Not that much, and so even if they had detected any bias in Van Gundy's views, even if they thought he was in any way openly rooting for the Magic, which is coached by his big brother, Stan Van Gundy, it would be pretty mean-spirited to make a big deal about it.

"I'm doing my best," Jeff Van Gundy said. "But it's hard. I haven't hid it, I won't hide it now. He's my brother. This is the biggest moment of his life. I want him to win. So it's hard.

"Do I find myself pulling my punches? Probably. Do I think twice before I make a criticism about the Lakers? Absolutely. But, hey, how much could they have been criticized so far? Not much."

Van Gundy said that in thinking about Sunday's broadcast, he probably wasn't as vocal about criticizing some officials' calls he thought went the Lakers' way.

For example, at the end of the first quarter there was a blocking foul called on Magic center Dwight Howard. While fellow ABC analyst Mark Jackson immediately said it was a bad call and waited for Van Gundy's response, there was uncomfortable silence, as if Van Gundy were biting his tongue.

And he admits he was.

Van Gundy, though, didn't hold his tongue after Stan Van Gundy gave the Magic a noisy tongue-lashing during a timeout.

Early in that game, a 101-96 Lakers overtime win, Jeff listened to Stan's red-faced, voice-cracking rant telling his team it was playing "terrible."

"I disagree with Stan," Jeff Van Gundy said on the telecast. "Turnovers are a problem, but I think they're playing a much better game" than they did on Thursday in Game 1.

And then there was this comment from Jeff Van Gundy: "I'm going to say this; the lineup on the floor for Orlando probably hasn't played 100 total minutes together this year." Lakers fans may have thought he was making excuses. "But that was just a fact," he said Monday.

There also was a moment during the broadcast when Van Gundy let out his emotions a bit. "When I was a kid growing up," he said, "Stan was always Batman. I was Robin. I know my role."

His role is the little brother who looks up to the big brother, and it's a role Van Gundy didn't give up when Stan surprised a lot of people and took the Magic to the Finals.

And yet, after the Magic botched two fastbreaks early in Sunday's game, you couldn't see it but you could almost feel Jeff Van Gundy wagging his finger in his brother's face when he said: "Those are the worst fastbreaks I've ever seen run.
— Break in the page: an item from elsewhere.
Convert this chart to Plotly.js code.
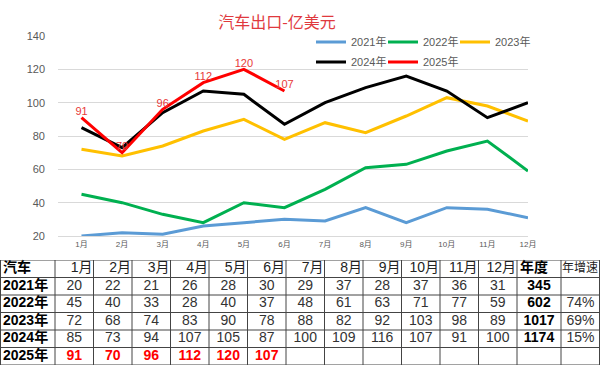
<!DOCTYPE html>
<html>
<head>
<meta charset="utf-8">
<script src="https://cdn.plot.ly/plotly-3.0.1.min.js"></script>
<style>html,body{margin:0;padding:0;background:#fff;}#chart{width:600px;height:366px;}</style>
</head>
<body>
<div id="chart"></div>
<script>
const months = ['1月','2月','3月','4月','5月','6月','7月','8月','9月','10月','11月','12月'];
const years = ['2021年','2022年','2023年','2024年','2025年'];
const y2021 = [20,22,21,26,28,30,29,37,28,37,36,31];
const y2022 = [45,40,33,28,40,37,48,61,63,71,77,59];
const y2023 = [72,68,74,83,90,78,88,82,92,103,98,89];
const y2024 = [85,73,94,107,105,87,100,109,116,107,91,100];
const y2025 = [91,70,96,112,120,107];
const annual = [345,602,1017,1174,''];
const growth = ['','74%','69%','15%',''];
const tableCorner = '汽车';
const annualHead = '年度';
const growthHead = '年增速';
const colors = ['#5b9bd5','#00b050','#ffc000','#000000','#ff0000'];

const series = [y2021,y2022,y2023,y2024,y2025];
const FONT = 'Liberation Sans, Noto Sans CJK SC, sans-serif';
const legendIds = ['legend','legend2','legend3','legend4','legend5'];

const traces = series.map((ys,i)=>({
  type:'scatter', mode: i===4 ? 'lines+text' : 'lines',
  x: months.slice(0, ys.length), y: ys, name: years[i],
  line:{color:colors[i], width:3},
  text: i===4 ? ys.map(String) : undefined,
  textposition:'top center',
  textfont:{color:'#e83a3a', size:11, family:FONT},
  legend: legendIds[i],
  xaxis:'x', yaxis:'y', hoverinfo:'skip', cliponaxis:false
}));

// ---- table drawn on its own axes (x2: pixel-like column units, y2: row index) ----
const colWidths = [55].concat(months.map(()=>38.5)).concat([44,39]);
const colEdges = [0];
colWidths.forEach(w=>colEdges.push(colEdges[colEdges.length-1]+w));
const nRows = years.length + 1;

const tx=[], ty=[], tt=[], tc=[], tp=[], ts=[];
function addCell(col,row,text,color,align,size,pad){
  const l=colEdges[col], r=colEdges[col+1];
  if(align==='left'){tx.push(l+(pad===undefined?3:pad)); tp.push('middle right');}
  else if(align==='right'){tx.push(r-1); tp.push('middle left');}
  else {tx.push((l+r)/2); tp.push('middle center');}
  ty.push(row+0.5); tt.push(text); tc.push(color); ts.push(size||14);
}
// header row
addCell(0,0,'<b>'+tableCorner+'</b>','#000','left');
months.forEach((m,j)=>addCell(j+1,0,m,'#222','right'));
addCell(13,0,'<b>'+annualHead+'</b>','#000','left');
addCell(14,0,growthHead,'#222','left',12,1);
// body rows
years.forEach((yr,i)=>{
  const row=i+1;
  addCell(0,row,'<b>'+yr+'</b>','#000','left');
  series[i].forEach((v,j)=>{
    if(i===4) addCell(j+1,row,'<b>'+v+'</b>','#ff0000','center');
    else addCell(j+1,row,String(v),'#333','center');
  });
  if(annual[i]!=='') addCell(13,row,'<b>'+annual[i]+'</b>','#000','center');
  if(growth[i]!=='') addCell(14,row,growth[i],'#333','center');
});
traces.push({
  type:'scatter', mode:'text', x:tx, y:ty, text:tt, textposition:tp,
  textfont:{family:FONT, size:ts, color:tc},
  xaxis:'x2', yaxis:'y2', showlegend:false, hoverinfo:'skip', cliponaxis:false
});

const shapes=[];
colEdges.forEach((e,k)=>{
  const xe = k===colEdges.length-1 ? e-0.5 : (k===0 ? 0.5 : e);
  shapes.push({type:'line', xref:'x2', yref:'y2', x0:xe, x1:xe, y0:0, y1:nRows,
    line:{color:'#444', width:1}});
});
for(let r=0;r<=nRows;r++){
  shapes.push({type:'line', xref:'x2', yref:'y2', x0:0, x1:colEdges[colEdges.length-1], y0:r, y1:r,
    line:{color:'#444', width:1}});
}

const layout = {
  width:600, height:366,
  margin:{l:0,r:0,t:0,b:0, autoexpand:false},
  paper_bgcolor:'#fff', plot_bgcolor:'rgba(0,0,0,0)',
  font:{family:FONT, color:'#595959'},
  title:{text:'汽车出口-亿美元', x:277/600, xanchor:'center', y:1-22/366, yanchor:'middle',
    font:{family:'Noto Sans CJK SC, sans-serif', size:16, color:'#e0393e'}},
  xaxis:{domain:[58/600, 528/600], type:'category', showgrid:false, zeroline:false,
    showline:true, linecolor:'#d9d9d9', linewidth:1, ticks:'',
    tickfont:{size:8, color:'#595959'}, fixedrange:true},
  yaxis:{domain:[(366-236)/366, (366-36)/366], range:[20,140], dtick:20, tick0:20,
    showgrid:true, gridcolor:'#d9d9d9', gridwidth:1, zeroline:false, showline:false,
    ticks:'', ticklabelstandoff:12, tickfont:{size:11, color:'#595959'}, fixedrange:true},
  xaxis2:{domain:[0,1], range:[0,600], visible:false, fixedrange:true},
  yaxis2:{domain:[1/366, 106/366], range:[nRows,0], visible:false, fixedrange:true},
  shapes:shapes,
  showlegend:true
};
const legX = [311, 383, 455, 311, 383];
const legY = [42, 42, 42, 62, 62];
legendIds.forEach((id,i)=>{
  layout[id] = {orientation:'h', x:legX[i]/600, xanchor:'left', y:1-legY[i]/366, yanchor:'middle',
    bgcolor:'rgba(0,0,0,0)', font:{size:11, color:'#595959'}, itemwidth:30};
});

Plotly.newPlot('chart', traces, layout, {staticPlot:true, displayModeBar:false});
</script>
</body>
</html>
I'm sorry, you've got four on two, I don't care what guard has the ball, you've got to make the right decisions."

When cameras caught Lakers Coach Phil Jackson smiling, Jeff said, "I'd smile too if I had Kobe [Bryant] on my team."

One Lakers fan did e-mail that he thought Jeff Van Gundy was being so full of praise for Los Angeles and especially Bryant that, he said, "I think he wants the Lakers job if Phil retires."

And Jeff Van Gundy says that he was touched Sunday night when Bryant made a point of praising Stan's play call at the end of regulation, when there was under a second left and Hedo Turkoglu made a clever lob to guard Courtney Lee. Only the fact that Lee missed the layup kept the series from being 1-1.

"It was a great play call from an excellent coach," Jeff Van Gundy said. "I'm glad Kobe recognized that and mentioned it. I wish I had talked about it more. Just consider the moment and how big a play that was and what kind of coaching mind it takes to come up with that. It was a great call."

It's only been two games, but Jeff Van Gundy said it already has been a long series.

"It's tough," he said. "I'm not going to lie. I want my brother to win and so far, he hasn't."